Найти тему

Это лечится

Иногда какая-то сущая мелочь, вроде травмированной лапки, сталкивает меня с моей инаковостью. С тем, что я завидую нормальным.

В моём детстве с какого-то момента меня не лечили. Ну, не так, чтобы совсем. Просто до последнего. Пока можно было не обращать внимания. Мама была той самой мамой на нуле, едва выгребающей насущное. Болезни детей были, видимо, большим грузом, чем тот, который она могла вынести. Так бывает, ага.

Каждая моя болезнь, каждый разболевшийся зуб, каждое недомогание выливались в обвинения со стороны мамы. И так проблем много, а тут ещё это. Отвлекаю, заставляю носиться с собой. И деньги, да.

У мамы, сколько я её помню, всегда был какой-то зажим про деньги. Ей будто было физически больно потратить каждый нелишний рубль. И это никогда не зависело от достатка в семье. Даже в весьма неплохие времена, когда на фоне многих семей из голодных девяностых мы были реально богатыми, мама не могла разрешить себе тратить деньги. Настолько, что мне было проще украсть у неё нужную мне сумму на ручку взамен той, в которой закончилась паста, чем попросить. Впрочем, это отдельная история.

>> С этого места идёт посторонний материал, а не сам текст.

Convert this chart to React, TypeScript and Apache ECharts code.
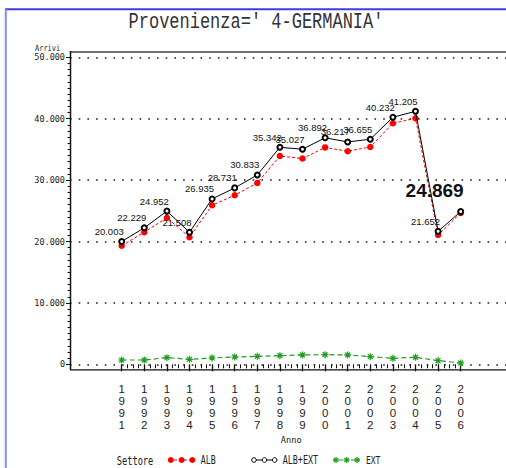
import React, { useEffect, useRef } from "react";
import * as echarts from "echarts";

const years = [1991, 1992, 1993, 1994, 1995, 1996, 1997, 1998, 1999, 2000, 2001, 2002, 2003, 2004, 2005, 2006];
const albExt = [20003, 22229, 24952, 21508, 26935, 28731, 30833, 35342, 35027, 36892, 36217, 36655, 40232, 41205, 21652, 24869];
const alb = [19300, 21530, 23870, 20700, 25900, 27540, 29530, 33930, 33510, 35320, 34700, 35400, 39250, 40070, 21050, 24650];
const ext = [700, 700, 1080, 810, 1030, 1190, 1300, 1410, 1520, 1570, 1520, 1250, 980, 1140, 600, 220];
const yTicks = [0, 10000, 20000, 30000, 40000, 50000];
const title = "Provenienza=' 4-GERMANIA'";
const yName = "Arrivi";
const xName = "Anno";
const legendTitle = "Settore";
const seriesNames = ["ALB", "ALB+EXT", "EXT"];

const RED = "#ff0000";
const BLACK = "#000000";
const GREEN = "#1f9f1f";
const MONO = "'DejaVu Sans Mono', 'Liberation Mono', monospace";
const THIN = "'Liberation Mono', 'DejaVu Sans Mono', monospace";
const SANS = "'Liberation Sans', Arial, sans-serif";

const fmt = (v: number) => Math.round(v).toString().replace(/\B(?=(\d{3})+(?!\d))/g, ".");

function asterisk(cx: number, cy: number, r: number) {
  const d = r * 0.72;
  const segs = [
    [cx, cy - r, cx, cy + r],
    [cx - r, cy, cx + r, cy],
    [cx - d, cy - d, cx + d, cy + d],
    [cx - d, cy + d, cx + d, cy - d],
  ];
  return segs.map((s) => ({
    type: "line",
    shape: { x1: s[0], y1: s[1], x2: s[2], y2: s[3] },
    style: { stroke: GREEN, lineWidth: 1.2 },
    z: 20,
  }));
}

export default function App() {
  const ref = useRef<HTMLDivElement>(null);
  useEffect(() => {
    document.body.style.margin = "0";
    if (!ref.current) return;
    const chart = echarts.init(ref.current, null, { renderer: "svg" });

    const pairs = (arr: number[]) => years.map((y, i) => [y, arr[i]]);
    const albExtData: any[] = years.map((y, i) => {
      if (i === years.length - 1) {
        return {
          value: [y, albExt[i]],
          label: { fontSize: 19, fontWeight: "bold", distance: 8, offset: [3, 0] },
        };
      }
      return [y, albExt[i]];
    });

    const gTop = 57.3;
    const gBottom = 468 - 364.3;

    const legendY = 460;
    const graphic: any[] = [
      // blue page border
      { type: "line", shape: { x1: 5, y1: 9.3, x2: 506, y2: 9.3 }, style: { stroke: "#3d3de0", lineWidth: 2 }, z: 20 },
      { type: "line", shape: { x1: 5.8, y1: 9, x2: 5.8, y2: 468 }, style: { stroke: "#8888ff", lineWidth: 2 }, z: 20 },
      // plot frame
      { type: "line", shape: { x1: 70, y1: 52, x2: 506, y2: 52 }, style: { stroke: "#707070", lineWidth: 2 }, z: 20 },
      { type: "line", shape: { x1: 70.5, y1: 51, x2: 70.5, y2: 370 }, style: { stroke: "#111", lineWidth: 1.5 }, z: 20 },
      { type: "line", shape: { x1: 70, y1: 369.8, x2: 506, y2: 369.8 }, style: { stroke: "#111", lineWidth: 1.3 }, z: 20 },
      // title
      {
        type: "text", x: 256, y: 22.5, scaleY: 1.3, z: 20,
        style: { text: title, font: `17px ${THIN}`, fill: "#333", textAlign: "center", textVerticalAlign: "middle" },
      },
      // y name
      {
        type: "text", x: 35, y: 48.5, scaleY: 1.25, z: 20,
        style: { text: yName, font: `7px ${MONO}`, fill: "#222", textAlign: "left", textVerticalAlign: "middle" },
      },
      // legend
      {
        type: "text", x: 116.7, y: legendY, scaleY: 1.4, z: 20,
        style: { text: legendTitle, font: `8.7px ${MONO}`, fill: "#222", textAlign: "left", textVerticalAlign: "middle" },
      },
      { type: "line", shape: { x1: 169, y1: legendY, x2: 194, y2: legendY }, style: { stroke: RED, lineWidth: 1, lineDash: [3, 2] }, z: 20 },
      { type: "circle", shape: { cx: 170.8, cy: legendY, r: 3 }, style: { fill: RED }, z: 21 },
      { type: "circle", shape: { cx: 181.6, cy: legendY, r: 3 }, style: { fill: RED }, z: 21 },
      { type: "circle", shape: { cx: 192.3, cy: legendY, r: 3 }, style: { fill: RED }, z: 21 },
      {
        type: "text", x: 200.7, y: legendY, scaleY: 1.4, z: 20,
        style: { text: seriesNames[0], font: `8.3px ${MONO}`, fill: "#222", textAlign: "left", textVerticalAlign: "middle" },
      },
      { type: "line", shape: { x1: 252, y1: legendY, x2: 277, y2: legendY }, style: { stroke: BLACK, lineWidth: 1 }, z: 20 },
      { type: "circle", shape: { cx: 254, cy: legendY, r: 2.3 }, style: { fill: "#fff", stroke: BLACK, lineWidth: 1 }, z: 21 },
      { type: "circle", shape: { cx: 264.5, cy: legendY, r: 2.3 }, style: { fill: "#fff", stroke: BLACK, lineWidth: 1 }, z: 21 },
      { type: "circle", shape: { cx: 274.7, cy: legendY, r: 2.3 }, style: { fill: "#fff", stroke: BLACK, lineWidth: 1 }, z: 21 },
      {
        type: "text", x: 282.7, y: legendY, scaleY: 1.4, z: 20,
        style: { text: seriesNames[1], font: `8.4px ${MONO}`, fill: "#222", textAlign: "left", textVerticalAlign: "middle" },
      },
      { type: "line", shape: { x1: 333, y1: legendY, x2: 360, y2: legendY }, style: { stroke: GREEN, lineWidth: 1, lineDash: [4, 2] }, z: 20 },
      ...asterisk(336, legendY, 3),
      ...asterisk(346.6, legendY, 3),
      ...asterisk(357, legendY, 3),
      {
        type: "text", x: 366, y: legendY, scaleY: 1.4, z: 20,
        style: { text: seriesNames[2], font: `8px ${MONO}`, fill: "#222", textAlign: "left", textVerticalAlign: "middle" },
      },
    ];

    chart.setOption({
      animation: false,
      backgroundColor: "#ffffff",
      grid: [
        { left: 70, right: 0, top: gTop, bottom: gBottom },
        { left: 121.7, right: 506 - 460.7, top: gTop, bottom: gBottom },
      ],
      xAxis: [
        { type: "value", gridIndex: 0, min: 0, max: 1, show: false },
        {
          type: "value",
          gridIndex: 1,
          min: years[0],
          max: years[years.length - 1],
          interval: 1,
          offset: 5.5,
          axisLine: { show: false },
          axisTick: { show: true, length: 7, lineStyle: { color: "#111", width: 1.3 } },
          minorTick: { show: true, splitNumber: 4, length: 4, lineStyle: { color: "#111", width: 1 } },
          splitLine: { show: false },
          axisLabel: {
            margin: 13,
            color: "#222",
            fontFamily: SANS,
            fontSize: 11.5,
            lineHeight: 12,
            formatter: (v: number) => String(v).split("").join("\n"),
          },
          name: xName,
          nameLocation: "middle",
          nameGap: 66,
          nameTextStyle: { fontFamily: MONO, fontSize: 8.7, color: "#222" },
        },
      ],
      yAxis: [
        {
          type: "value",
          gridIndex: 0,
          min: yTicks[0],
          max: yTicks[yTicks.length - 1],
          interval: yTicks[1] - yTicks[0],
          axisLine: { show: false },
          axisTick: { show: true, length: 4, lineStyle: { color: "#111", width: 1 } },
          minorTick: { show: true, splitNumber: 10, length: 2.5, lineStyle: { color: "#111", width: 1 } },
          axisLabel: {
            margin: 5,
            color: "#222",
            fontFamily: MONO,
            fontSize: 8.5,
            formatter: (v: number) => fmt(v),
          },
          splitLine: { show: true, lineStyle: { color: "#555", width: 2, type: [1.6, 7.1] } },
        },
        { type: "value", gridIndex: 1, min: yTicks[0], max: yTicks[yTicks.length - 1], show: false },
      ],
      series: [
        {
          name: seriesNames[0],
          type: "line",
          xAxisIndex: 1,
          yAxisIndex: 1,
          data: pairs(alb),
          symbol: "circle",
          symbolSize: 6.5,
          itemStyle: { color: RED },
          lineStyle: { color: RED, width: 1, type: [3, 2] },
          z: 3,
        },
        {
          name: seriesNames[1],
          type: "line",
          xAxisIndex: 1,
          yAxisIndex: 1,
          data: albExtData,
          symbol: "emptyCircle",
          symbolSize: 5,
          showAllSymbol: true,
          itemStyle: { color: BLACK, borderColor: BLACK, borderWidth: 1 },
          lineStyle: { color: BLACK, width: 1 },
          label: {
            show: true,
            position: "top",
            align: "right",
            distance: 1.5,
            offset: [2, 0],
            color: "#111",
            fontFamily: SANS,
            fontSize: 9.5,
            formatter: (p: any) => fmt(Array.isArray(p.value) ? p.value[1] : p.value),
          },
          z: 4,
        },
        {
          name: seriesNames[2],
          type: "line",
          xAxisIndex: 1,
          yAxisIndex: 1,
          data: pairs(ext),
          symbol: "path://M5,0L5,10M0,5L10,5M1.5,1.5L8.5,8.5M1.5,8.5L8.5,1.5",
          symbolSize: 7,
          itemStyle: { color: GREEN, borderColor: GREEN, borderWidth: 1.2 },
          lineStyle: { color: GREEN, width: 1.2, type: [5, 3] },
          z: 3,
        },
      ],
      graphic,
    });
    return () => chart.dispose();
  }, []);
  return <div ref={ref} style={{ width: 506, height: 468 }} />;
}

Маме тяжело, видимо, давалась сама мысль о неизбежности трат на лекарства. Поэтому она тянула до последнего, из-за чего в конечном итоге траты лишь увеличивались. Всё это традиционно высказывалось. Эмоционально. Экспрессивно. Болеть было стыдно. В какой-то момент я поняла, что лучше терпеть. До последнего. Пока уже не сможешь не терпеть, пока не придёт уже то состояние, когда буде не до обвинений.

Впрочем, история не про деньги, а про ресурс, которого у мамы не было. Я даже прекрасно понимаю, почему не было, но это тоже другая история.

Болезнь ребёнка способна выбить из колеи даже родителя, который в норме. Мама не была в норме. А я болела часто. Особенно часто подхватывала всяческие ОРВИ.

Когда мне было уже лет десять-двенадцать, у мамы видимо, было самое дно в плане сил. Родители развелись. А созависимость осталась. До последнего мама не могла смириться и пыталась вернуть. Мне часто ставилось в укор, что другие (нормальные и хорошие) дети прыгают с крыш, чтобы уберечь родителей от развода, а я эгоистка. Наверное, она не осознавала до конца. А может, как раз, наоборот.

Примерно тогда лечить она перестала совсем. Если я громко кашляла в ночи и мешала спать, мама просто придавливала меня сверху подушкой и предлагала потерпеть. На внутренней стороне правой руки у меня шрам. Все думают, что от кошки. Некоторые шутят про суицидальные настроения. Но это от мамы. На память об одной из ночей, когда из-за меня было не уснуть.

И вот, казалось бы, я выросла, стала умная, самостоятельная. Я теперь взрослая, всё понимаю и могу объяснить. Но я до сих пор не умею лечиться. Вообще. Совсем. Никак.

Всякий раз, когда я умудряюсь заболеть, а умудряюсь я часто, первое, с чем я сталкиваюсь, это стыд. И ощущение, что я сама себе помеха.

Я не умею разрешать себе походы в платные клиники или покупку таблеток, чуть дороже парацетамола. Я не умею ходить даже в районную поликлинику. Я не могу себя заставить.

В бытность офисным планктоном я ни разу не уходила на больничный. Потому что мне физически больно от одной мысли, что я всех подведу. Переход на фриланс лишь усугубил это всё.

В моей взрослой жизни было несколько эпизодов, когда я загибаясь от боли в случае, когда пора было уже на операционный стол, продолжала изображать, что всё в порядке, пока кто-то не брал меня за руку и не вёл к врачу или не вызывал скорую. И то, я могла всячески отговаривать.

Пожалуй, только в беременности я относительно легко разрешала себе лечиться. И то, это было лишь в случае, если опасность грозит ребёнку. И да, при всём понимании всего первой моей реакцией на болезни моих детей является раздражение.

Всякий раз, когда мне кто-то предлагает по какому-то поводу просто пойти к врачу, во мне всё кипит от того, насколько это не просто. И это не объяснить.

Ирония судьбы в том, что это лечится.